Time was running out. I was going to have to make a choice. A title caught my eye, “Where the Red Fern Grows”. The cover had a boy holding a lantern with two dogs. I flipped it over and read the back. I wasn’t sure if it was what I was looking for. I opened it up and looked at the pages. The print on the pages was small, the smallest I’d ever read. I heard Ms. Pridemore calling the class, so I just took it with me and got in line to check it out.

“You’re getting that?” a classmate asked me. “Yes” I replied. “Does it even have any pictures?” he said. “No” I replied. “Ew” he said. I shrugged my shoulders. I wasn’t deterred by his comments. In fact, I felt emboldened. There was something in me that liked to go against the grain.

I started reading the book in between subjects. In second grade we didn’t have a ton of down time but there could be 10 or 15 minutes of lull while other people were finishing up assignments. I tended to finish my work quickly for better or for worse. I learned to love periods in class where they told us to take out a book and read. The class might echo a collective groan of frustration, but I danced with glee inside.

Quickly I was wrapped up in the story of Billy. Our lives weren’t the same but nevertheless, I related to him. Wilson Rawls may have intended to write the words on the page, but he also wrote them on my heart. I yearned when Billy yearned, I was sad when he was sad. Somehow, someone else out there in the world had felt something and managed to reach out across space and time through the pages of this book and make me feel it too.

I started to feel inconvenienced by daily life. The things that had to be done that kept me from reading the book were annoying. Regular classwork, eating, chores, interacting with other people. I just wanted to get back to the book. As I got further and further into the story, I also started to feel worry that the book was coming to an end. What was going to happen? I didn’t want the story to be over. I wanted to continuously read and live the rest of the story as it happened.

I would finish my dinner in a hurry to sit down with the book before I had to go to bed. In the morning I would wake up and hurry through breakfast and getting dressed to sit there and read my book while we waited for the bus. I lived hour by hour looking for the next opportunity to open the pages and dive in. So caught up in the story, I was basically living to read.

Much to my own surprise, one week later I finished the book. It happened on the bus on the way home. I discovered two things that day. The first one was that it was very difficult for me to read in a moving vehicle. I felt sick and disoriented. I was at a place in the book that I could not stop reading. I needed to keep going. The second thing I discovered was that a book could make me cry. I turned my head away and discreetly wiped my tears. Getting off the bus, I shoved the book in my backpack and walked out ahead like I was in a hurry. “Where are you going?” Ronda hollered. Trying my best to make my voice sound normal I hollered back “I have to go to the bathroom!”  As I walked in the door I restated my story, “I have to go to the bathroom” and I stuck to it by heading down the hall to go in. I closed the door behind me, something we hardly ever did. I cried in the bathroom for Billy.

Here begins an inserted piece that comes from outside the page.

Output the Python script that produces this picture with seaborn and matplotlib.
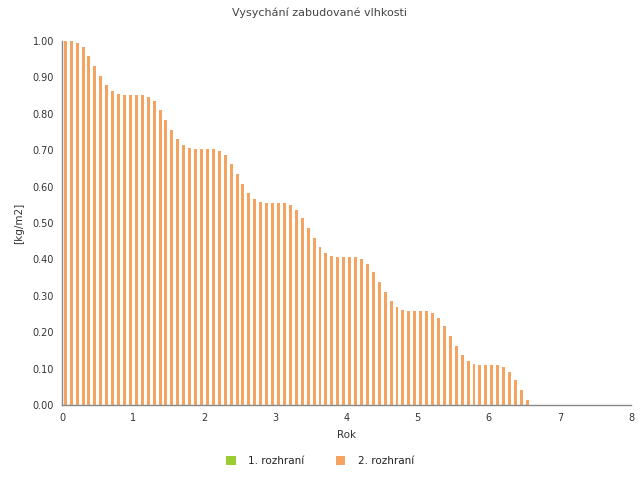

I felt somewhat betrayed by the book, because it hadn’t turned out the way I had wanted it to. I understood the point of it, though, and it forced me to appreciate it. I guess that’s what I learned from the experience of reading that first novel. Sometimes the benefit isn’t that the story wraps up neatly, its that we are forced to look at something with someone else’s eyes.

The day in the library I had no idea the emotional impact that was about to rain down upon my life with the paperback I carried in my hand. I checked that book out as one person and returned it to the library a different person altogether. That was my first metamorphosis in reading a book. The truth was that it would happen every time I read a book. Not every book left the emotional impact of Where the Red Fern Grows, but each book did leave a piece of its author behind. That was where the magic happened.

I earned much scorn at home for having my “nose stuck in a book” or being “dead to the world” because I was lost in another story. While I may have been the only one reading those words at that time, I was looking at a piece of the author as though he was standing right there with me, sharing a piece of himself directly. I was united with every other person who had read that same story and felt that same connection.

It turned out that reading was only solitary in the physical sense. In all of the other senses, it was as close to a community as I’d ever experienced. It was my community.